PROBLEM STATEMENT ▸
Your answer should consist only of the lines below from the one with "What Altair code" through the one with "label_dx = [0, 0, -6, -3, 0, -27]", copied exactly.

◇ ◇ ◇ ◇

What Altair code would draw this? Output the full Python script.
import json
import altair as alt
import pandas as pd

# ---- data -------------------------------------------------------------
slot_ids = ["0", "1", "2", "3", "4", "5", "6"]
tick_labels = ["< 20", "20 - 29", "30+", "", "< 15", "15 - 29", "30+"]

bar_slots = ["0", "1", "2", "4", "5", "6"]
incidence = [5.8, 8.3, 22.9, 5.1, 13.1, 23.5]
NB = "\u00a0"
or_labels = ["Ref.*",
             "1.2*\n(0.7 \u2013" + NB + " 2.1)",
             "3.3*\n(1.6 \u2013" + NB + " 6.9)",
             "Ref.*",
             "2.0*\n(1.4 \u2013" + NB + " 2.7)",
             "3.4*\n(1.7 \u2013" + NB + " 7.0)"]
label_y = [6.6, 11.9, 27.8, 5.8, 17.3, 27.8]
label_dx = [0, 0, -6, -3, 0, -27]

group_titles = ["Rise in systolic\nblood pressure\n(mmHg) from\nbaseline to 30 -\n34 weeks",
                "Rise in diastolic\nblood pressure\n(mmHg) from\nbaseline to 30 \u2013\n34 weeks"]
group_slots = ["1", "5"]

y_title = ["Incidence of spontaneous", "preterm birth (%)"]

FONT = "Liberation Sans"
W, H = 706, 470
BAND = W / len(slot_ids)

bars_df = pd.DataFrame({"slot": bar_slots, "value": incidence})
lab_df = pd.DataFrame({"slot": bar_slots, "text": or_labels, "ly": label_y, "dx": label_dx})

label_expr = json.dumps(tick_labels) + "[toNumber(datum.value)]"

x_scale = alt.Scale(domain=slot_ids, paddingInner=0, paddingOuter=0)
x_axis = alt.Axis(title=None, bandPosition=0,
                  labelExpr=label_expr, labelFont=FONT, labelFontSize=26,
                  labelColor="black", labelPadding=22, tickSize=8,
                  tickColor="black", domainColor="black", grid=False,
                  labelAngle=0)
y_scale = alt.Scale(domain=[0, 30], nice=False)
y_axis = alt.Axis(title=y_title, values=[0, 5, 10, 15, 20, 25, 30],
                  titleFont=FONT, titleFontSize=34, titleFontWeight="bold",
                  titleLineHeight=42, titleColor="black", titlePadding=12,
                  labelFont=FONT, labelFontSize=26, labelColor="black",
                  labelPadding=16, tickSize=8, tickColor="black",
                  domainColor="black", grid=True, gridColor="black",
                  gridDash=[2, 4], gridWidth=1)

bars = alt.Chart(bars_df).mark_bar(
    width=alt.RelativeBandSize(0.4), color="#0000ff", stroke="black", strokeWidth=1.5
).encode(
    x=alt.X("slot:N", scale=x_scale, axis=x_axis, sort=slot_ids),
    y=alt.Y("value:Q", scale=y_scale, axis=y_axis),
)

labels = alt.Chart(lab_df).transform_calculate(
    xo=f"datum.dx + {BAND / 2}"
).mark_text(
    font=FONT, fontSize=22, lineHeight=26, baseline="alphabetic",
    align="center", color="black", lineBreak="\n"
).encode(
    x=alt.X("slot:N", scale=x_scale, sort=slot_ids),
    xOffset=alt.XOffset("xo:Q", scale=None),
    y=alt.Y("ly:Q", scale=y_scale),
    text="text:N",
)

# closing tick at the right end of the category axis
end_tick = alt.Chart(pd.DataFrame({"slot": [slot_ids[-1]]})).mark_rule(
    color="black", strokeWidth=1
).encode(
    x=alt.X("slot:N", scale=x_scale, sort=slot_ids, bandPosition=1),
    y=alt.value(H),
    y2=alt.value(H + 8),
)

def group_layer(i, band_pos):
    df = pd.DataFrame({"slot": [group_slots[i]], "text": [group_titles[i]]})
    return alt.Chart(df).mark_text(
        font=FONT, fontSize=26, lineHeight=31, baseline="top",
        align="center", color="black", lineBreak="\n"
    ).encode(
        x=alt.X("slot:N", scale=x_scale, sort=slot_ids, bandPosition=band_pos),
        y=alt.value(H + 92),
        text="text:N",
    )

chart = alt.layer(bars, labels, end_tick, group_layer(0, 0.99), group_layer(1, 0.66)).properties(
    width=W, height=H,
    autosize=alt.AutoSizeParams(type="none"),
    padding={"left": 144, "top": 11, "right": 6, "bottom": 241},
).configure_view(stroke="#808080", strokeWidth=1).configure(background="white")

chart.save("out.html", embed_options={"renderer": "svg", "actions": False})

◇ ◇ ◇ ◇

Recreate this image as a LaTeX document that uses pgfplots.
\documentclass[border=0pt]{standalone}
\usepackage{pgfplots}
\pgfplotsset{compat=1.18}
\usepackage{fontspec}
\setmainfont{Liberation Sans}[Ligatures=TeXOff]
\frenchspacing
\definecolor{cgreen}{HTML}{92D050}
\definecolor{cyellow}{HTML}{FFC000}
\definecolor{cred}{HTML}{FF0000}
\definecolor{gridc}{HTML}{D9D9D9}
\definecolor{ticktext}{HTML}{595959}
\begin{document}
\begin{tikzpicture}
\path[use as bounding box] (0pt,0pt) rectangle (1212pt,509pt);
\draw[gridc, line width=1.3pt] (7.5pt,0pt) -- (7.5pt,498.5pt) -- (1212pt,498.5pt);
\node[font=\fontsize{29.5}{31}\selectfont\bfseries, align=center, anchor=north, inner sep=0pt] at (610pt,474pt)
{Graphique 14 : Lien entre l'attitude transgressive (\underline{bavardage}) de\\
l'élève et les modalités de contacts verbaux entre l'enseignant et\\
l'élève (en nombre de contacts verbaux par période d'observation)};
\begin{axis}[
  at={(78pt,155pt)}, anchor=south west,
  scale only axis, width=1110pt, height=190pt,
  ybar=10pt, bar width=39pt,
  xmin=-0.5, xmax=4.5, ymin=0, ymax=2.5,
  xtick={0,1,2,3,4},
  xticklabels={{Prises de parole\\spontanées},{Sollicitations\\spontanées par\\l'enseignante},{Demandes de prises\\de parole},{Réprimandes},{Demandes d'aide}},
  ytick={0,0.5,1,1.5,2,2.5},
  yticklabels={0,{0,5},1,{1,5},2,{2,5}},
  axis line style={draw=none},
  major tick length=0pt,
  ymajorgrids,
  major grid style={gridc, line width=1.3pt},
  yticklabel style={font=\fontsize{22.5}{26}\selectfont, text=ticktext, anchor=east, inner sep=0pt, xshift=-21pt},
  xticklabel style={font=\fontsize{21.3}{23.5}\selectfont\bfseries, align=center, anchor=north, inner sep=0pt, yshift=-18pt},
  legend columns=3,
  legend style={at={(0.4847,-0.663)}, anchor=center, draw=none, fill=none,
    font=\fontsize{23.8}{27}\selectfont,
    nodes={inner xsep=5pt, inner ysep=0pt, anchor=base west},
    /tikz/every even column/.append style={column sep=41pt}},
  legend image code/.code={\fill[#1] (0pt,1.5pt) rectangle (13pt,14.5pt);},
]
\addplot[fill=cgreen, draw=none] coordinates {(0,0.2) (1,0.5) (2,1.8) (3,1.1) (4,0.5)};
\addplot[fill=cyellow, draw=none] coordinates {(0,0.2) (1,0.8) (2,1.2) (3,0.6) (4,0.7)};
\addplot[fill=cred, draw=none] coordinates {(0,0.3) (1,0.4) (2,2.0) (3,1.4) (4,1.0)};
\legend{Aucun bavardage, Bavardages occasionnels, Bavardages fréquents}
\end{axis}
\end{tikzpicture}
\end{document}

◇ ◇ ◇ ◇

WORKED SOLUTION ▸
What Altair code would draw this? Output the full Python script.
import json
import altair as alt
import pandas as pd

# ---- data -------------------------------------------------------------
slot_ids = ["0", "1", "2", "3", "4", "5", "6"]
tick_labels = ["< 20", "20 - 29", "30+", "", "< 15", "15 - 29", "30+"]

bar_slots = ["0", "1", "2", "4", "5", "6"]
incidence = [5.8, 8.3, 22.9, 5.1, 13.1, 23.5]
NB = "\u00a0"
or_labels = ["Ref.*",
             "1.2*\n(0.7 \u2013" + NB + " 2.1)",
             "3.3*\n(1.6 \u2013" + NB + " 6.9)",
             "Ref.*",
             "2.0*\n(1.4 \u2013" + NB + " 2.7)",
             "3.4*\n(1.7 \u2013" + NB + " 7.0)"]
label_y = [6.6, 11.9, 27.8, 5.8, 17.3, 27.8]
label_dx = [0, 0, -6, -3, 0, -27]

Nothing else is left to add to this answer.